This story has been corrected since it originally published.
An Enstar Natural Gas company representative speaking in Kenai on Tuesday said the company continues to target 2015 for the startup of its proposed bullet line to bring gas from the Brooks Range foothills to Fairbanks and Southcentral Alaska.
Addressing oil industry support members of Alliance, Enstar spokesman Curtis Thayer did not specify a date for pipeline construction to begin, but said aerial photography of potential routes has been completed already.
Enstar's preferred route for getting gas from Gubik would be through Toolik to Fairbanks and along the Parks Highway to Anchorage.
Thayer said the pipeline would be a 24-inch line "about 700 miles" long with a flow of about a half-billion cubic feet of gas a day.
Describing what he called "pinch points," he said the route faces several challenges including getting over Atigun Pass, crossing the Yukon River and getting across 6 miles of Denali National Park land through Nenana Canyon.
He also said plans are under consideration to have 53 wood bison released into the wild in Alaska, "in exactly the areas where we're looking to put the pipeline."
He said Enstar has asked that the government take another look at where the bison are to be released.
"Oh, and by the way, they're endangered," he said.
The need for additional natural gas in Alaska has reached a critical point, Thayer said.
"Enstar runs into a (supply contract) shortfall in 2011," he said. "Enstar has all of its gas requirements under contract only through 2010. We want to see 2016 or beyond."
He said this is year 21 of a 30-year contract for gas from Marathon Oil Company, and because of unpredictable market conditions and prices, Enstar is now negotiating one- and two-year contracts at a time.
Although Thayer said Cook Inlet gas is not drying up, the gas that is present in the ground is not deliverable.

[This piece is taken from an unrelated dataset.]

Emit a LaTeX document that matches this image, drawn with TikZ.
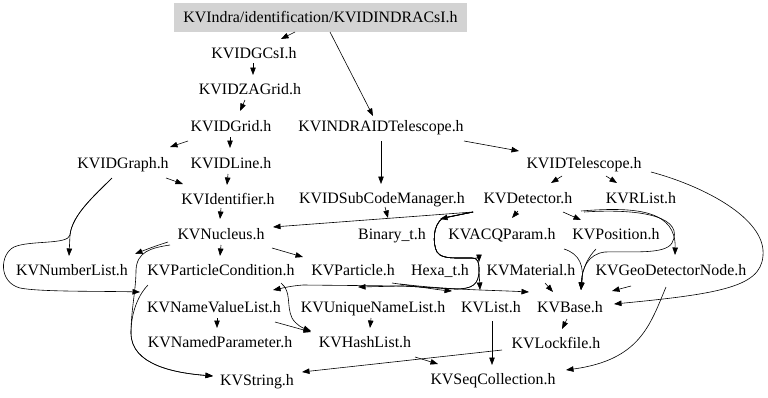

Exploration needs to be done, wells need to be drilled and reserves need to be proved up before any additional gas can be brought to market on the Kenai Peninsula.
All involved in the gas supply business agree "gas has to come from the North Slope," he said, adding Enstar has to have an industrial user such as Agrium or the Conoco-Phillips LNG plant to make a bullet line economical.
"We need to be sure 3 trillion cubic feet of gas is available for us to build the line," he said.
Another factor weighing on Enstar's decision to proceed with the bullet line is a preliminary estimate of needing a tariff of $2.50 per thousand cubic feet of gas in order for the project to be economic.
"Fair market prices are important to securing future gas supplies, because paying those prices supports necessary capital expenditures," Thayer said.
"Natural gas consumption is vitally important to continued economic growth," Thayer said.
"The government should set sound public policy that allows private enterprises to invest capital to find gas and build needed storage and pipeline facilities," he said.
The 2015 startup date "takes all rowing in the same direction," Thayer said.
During a question and answer period following his formal remarks, Thayer said Enstar has talked with TransCanada and Denali the Alaska Gas Pipeline -- those proposing a 48-inch trans-Alaska gas pipeline -- and "they're OK with us building a pipeline to serve Alaska's in-state needs."